Parris is an outstanding athlete who covers a lot of ground in center field. His impressive speed and clean reads of fly balls allow him to range to both gaps to cover fly balls and he has above average arm strength as well. The Pensacola State commit showed off that arm strength on the mound late in the game where he was peppering in fastballs consistently at 87 mph. The fastball had late life and he showed very good arm speed from the mound. The arm action was slightly rigid with an arn hook through the back but he had a good approach on the mound and mixed speeds and looks well in limited action. The changeup in particular was an effective pitch for Parris that registered in the high-70s with similar arm speed to the fastball and was an effective offspeed pitch. At the plate, Parris has a pretty quick bat with a high hand set and high back elbow. He has a contact-oriented approach where he allowed his speed to help him get on base. He registered a 4.29 second home to first time from the right side of the plate and was dangerous on the base path as well.
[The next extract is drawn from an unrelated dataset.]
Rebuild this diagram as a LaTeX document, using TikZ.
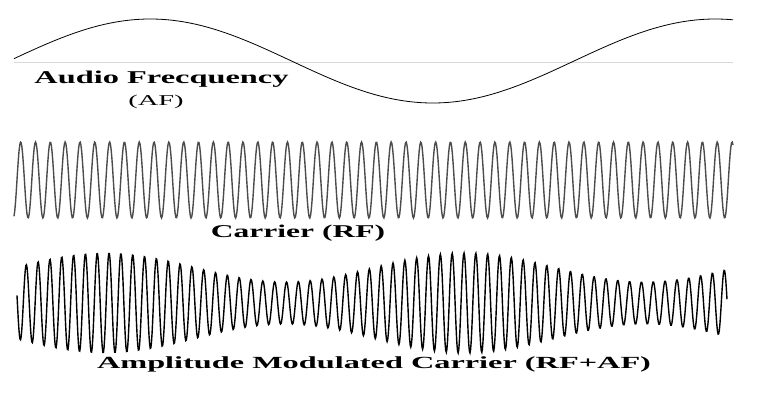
\documentclass[tikz,border=0pt]{standalone}
\usepackage{fontspec}
\setmainfont{Liberation Serif}
\usepackage{graphicx}
\newcommand{\wide}[2]{\scalebox{#1}[1]{#2}}

\begin{document}
\begin{tikzpicture}[x=1pt, y=-1pt,
  afwave/.style={line width=0.8pt, black},
  rfwave/.style={line width=1.4pt, black!70},
  amwave/.style={line width=1.4pt, black},
  axisline/.style={line width=1pt, black!15},
  caption/.style={inner sep=0pt, anchor=base, font=\bfseries\fontsize{18}{20}\selectfont}]

\useasboundingbox (0,0) rectangle (760,410);

% audio frequency
\draw[axisline] (14,62) -- (733,62);
\draw[afwave] plot[domain=14:733, samples=200, smooth] (\x, {61 - 42*sin((\x-9)/565*360)});
\node[caption] (af) at (161.5,83) {\wide{1.8}{Audio Frecquency}};
\node[caption, font=\mdseries\fontsize{15}{17}\selectfont] (afshort) at (156,105) {\wide{1.9}{(AF)}};

% carrier
\draw[rfwave] plot[domain=14:733, samples=1000] (\x, {180 - 38*cos(360*mod(\x-20.7,14.82)/14.82)});
\node[caption] (rf) at (298,237) {\wide{1.75}{Carrier (RF)}};

% modulated carrier
\draw[amwave] plot[domain=17:727, samples=1200] (\x, {303 - (35.5 + 14.5*cos(\x-105))*cos(360*mod(\x-393,11.83)/11.83)});
\node[caption, font=\bfseries\fontsize{17}{19}\selectfont] (am) at (374,368) {\wide{1.9}{Amplitude Modulated Carrier (RF+AF)}};
\end{tikzpicture}
\end{document}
Witcher has an ideal pitcher's frame on the mound standing tall and lean at a listed 6-foot-5, 190-pounds. He has a stab throughout the back of his arm action that was a bit rigid through the release. He threw from a tight three-quarter arm slot. The Troy commit lands online and his front leg collapses early as he lands. Witcher threw with some effort and his misses were to the glove side when he would overexert himself. The fastball had some life, including some riding life up in the zone, and sat from 85-87 mph, topping out at 88 mph, throughout his start. He did a good job maintaining his velocity throughout the outing and was still hitting 86 mph in the sixth inning. The curveball is a bit loopy with some depth but was inconsistent. When he got on top of the pitch it was effective at generating swings and misses. The changeup showed some potential and although it didn't have much down action it was effective as a change of speed pitch. Witcher showed a good collection of tools with a three-pitch mix that allows for further development as he continues to fill out his frame.